Despite promises, Zainab al-Khawaja and son remain in detention

On 7 April 2016, Foreign Minister of Bahrain Sheikh Khaled bin Ahmed al-Khalifa said officials would release prominent human rights activist Zainab al-Khawaja and her son from prison. “This is a humanitarian issue, and Zainab al-Khawaja will be released pending her case in court,” said Sheikh Khaled in a press release last month. Since the Foreign Minister’s statement, the Government of Bahrain has yet to release news of any efforts to free Zainab or her son.

Bahraini security forces arrested Zainab in March 2016 after she exhausted her appeals process on charges that violate her internationally sanctioned right to free expression. Since her arrest, Zainab and her one-year-old son have remained at Isa Town Detention Center. Police at the detention center have subjected Zainab to unsanitary prison conditions, risking the health of her and her infant.

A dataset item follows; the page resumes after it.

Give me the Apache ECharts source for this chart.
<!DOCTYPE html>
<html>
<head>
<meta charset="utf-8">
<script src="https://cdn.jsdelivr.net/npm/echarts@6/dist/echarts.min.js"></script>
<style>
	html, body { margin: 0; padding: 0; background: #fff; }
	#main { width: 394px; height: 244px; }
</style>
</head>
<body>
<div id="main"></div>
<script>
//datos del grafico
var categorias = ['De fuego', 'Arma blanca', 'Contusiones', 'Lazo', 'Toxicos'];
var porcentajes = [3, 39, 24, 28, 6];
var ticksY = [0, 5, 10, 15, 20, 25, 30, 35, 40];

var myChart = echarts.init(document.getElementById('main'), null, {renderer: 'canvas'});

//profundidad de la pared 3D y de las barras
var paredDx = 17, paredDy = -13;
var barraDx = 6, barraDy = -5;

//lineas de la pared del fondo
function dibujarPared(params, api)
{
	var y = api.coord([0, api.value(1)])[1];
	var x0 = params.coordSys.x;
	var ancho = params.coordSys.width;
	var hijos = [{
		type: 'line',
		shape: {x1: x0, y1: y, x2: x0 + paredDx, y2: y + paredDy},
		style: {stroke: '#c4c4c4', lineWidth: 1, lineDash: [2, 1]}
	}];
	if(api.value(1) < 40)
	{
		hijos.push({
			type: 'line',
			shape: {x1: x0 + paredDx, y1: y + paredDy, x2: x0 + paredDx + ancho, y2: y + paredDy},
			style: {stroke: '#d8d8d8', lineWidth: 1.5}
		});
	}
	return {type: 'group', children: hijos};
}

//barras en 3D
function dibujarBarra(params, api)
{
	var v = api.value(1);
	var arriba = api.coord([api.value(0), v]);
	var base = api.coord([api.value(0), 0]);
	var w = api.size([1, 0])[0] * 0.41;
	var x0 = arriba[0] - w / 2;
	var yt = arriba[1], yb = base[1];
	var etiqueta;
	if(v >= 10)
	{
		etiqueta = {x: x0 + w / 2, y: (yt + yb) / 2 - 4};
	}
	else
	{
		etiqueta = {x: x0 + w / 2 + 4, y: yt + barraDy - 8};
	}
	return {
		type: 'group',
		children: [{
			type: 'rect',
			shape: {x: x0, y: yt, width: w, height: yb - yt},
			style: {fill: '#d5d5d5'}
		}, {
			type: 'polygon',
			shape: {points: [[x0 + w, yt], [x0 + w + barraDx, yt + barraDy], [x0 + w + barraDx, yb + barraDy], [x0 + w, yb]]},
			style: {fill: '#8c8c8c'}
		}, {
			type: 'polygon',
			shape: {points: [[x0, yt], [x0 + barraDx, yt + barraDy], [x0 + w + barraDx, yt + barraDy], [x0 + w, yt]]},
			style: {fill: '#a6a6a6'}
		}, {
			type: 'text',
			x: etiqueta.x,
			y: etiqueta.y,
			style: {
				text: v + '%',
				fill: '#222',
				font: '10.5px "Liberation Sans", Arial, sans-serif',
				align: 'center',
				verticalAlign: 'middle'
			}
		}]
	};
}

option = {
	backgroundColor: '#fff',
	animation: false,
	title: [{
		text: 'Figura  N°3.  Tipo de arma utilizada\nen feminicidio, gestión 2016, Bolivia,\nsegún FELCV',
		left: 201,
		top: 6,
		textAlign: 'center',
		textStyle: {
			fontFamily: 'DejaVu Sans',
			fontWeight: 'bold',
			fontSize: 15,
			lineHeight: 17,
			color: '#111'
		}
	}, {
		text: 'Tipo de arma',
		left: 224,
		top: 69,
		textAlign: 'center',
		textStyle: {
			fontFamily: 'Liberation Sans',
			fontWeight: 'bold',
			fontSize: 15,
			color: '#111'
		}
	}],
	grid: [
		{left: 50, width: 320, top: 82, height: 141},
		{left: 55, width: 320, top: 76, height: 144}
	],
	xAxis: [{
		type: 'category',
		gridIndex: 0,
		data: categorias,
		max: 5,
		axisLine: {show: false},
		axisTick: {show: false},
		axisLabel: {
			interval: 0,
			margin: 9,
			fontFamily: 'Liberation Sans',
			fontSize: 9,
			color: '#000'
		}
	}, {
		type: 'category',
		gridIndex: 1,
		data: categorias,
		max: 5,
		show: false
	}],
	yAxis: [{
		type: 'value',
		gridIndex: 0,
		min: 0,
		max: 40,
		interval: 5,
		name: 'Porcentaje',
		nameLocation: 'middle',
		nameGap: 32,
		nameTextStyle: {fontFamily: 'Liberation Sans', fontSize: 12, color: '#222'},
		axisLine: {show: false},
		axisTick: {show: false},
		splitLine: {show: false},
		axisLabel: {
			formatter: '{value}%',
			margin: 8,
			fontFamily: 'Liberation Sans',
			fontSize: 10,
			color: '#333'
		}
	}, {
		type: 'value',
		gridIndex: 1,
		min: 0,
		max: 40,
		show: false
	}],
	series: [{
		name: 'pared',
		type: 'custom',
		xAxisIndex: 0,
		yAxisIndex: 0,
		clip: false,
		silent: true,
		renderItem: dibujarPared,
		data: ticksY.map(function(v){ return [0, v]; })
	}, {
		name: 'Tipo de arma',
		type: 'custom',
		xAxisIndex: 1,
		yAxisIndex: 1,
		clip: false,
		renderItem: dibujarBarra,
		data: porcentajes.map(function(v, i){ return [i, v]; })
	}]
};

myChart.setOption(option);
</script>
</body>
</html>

Since Zainab’s arrest, 40 NGOs have called for her unconditional release, noting that her case is one in an ongoing trend of repression of free expression. Bahraini courts also sentenced Zainab’s sister to one year in prison on free expression charges, and her father is currently serving a life sentence in Jau Prison for his participation in the 2011 pro-democracy uprisings. The United States government has yet to issue a public statement calling for Zainab’s release.

Sheikh Khaled promised to release Zainab during remarks with Secretary of State John Kerry on his first visit to Bahrain in April 2016. Many of Secretary Kerry’s comments centered on Iran and combating terrorism. Of all remarks released during Secretary Kerry’s visit to Bahrain, Americans for Democracy & Human Rights in Bahrain (ADHRB) found that the mention of human rights comprised less than one percent of his public statements. One month after Secretary Kerry’s visit, the State Department spokesperson said he “can only imagine that [the US] has been in touch with [Bahrain] through the embassy” regarding Zainab’s case. He gave no further details.

Despite the promise of her release, the Government of Bahrain continues to imprison Zainab and her son. Previous cases show that international public pressure is a successful tactic in ensuring the release of human rights defenders. US leaders must publicly press Bahraini officials to uphold their promise of Zainab’s release. Public pressure calling on Bahrain to release political prisoners of conscience sets a precedent for a key US ally to uphold democratic ideals and allow for free expression in civil society.

Erin Sigmon is an Advocacy Fellow for ADHRB.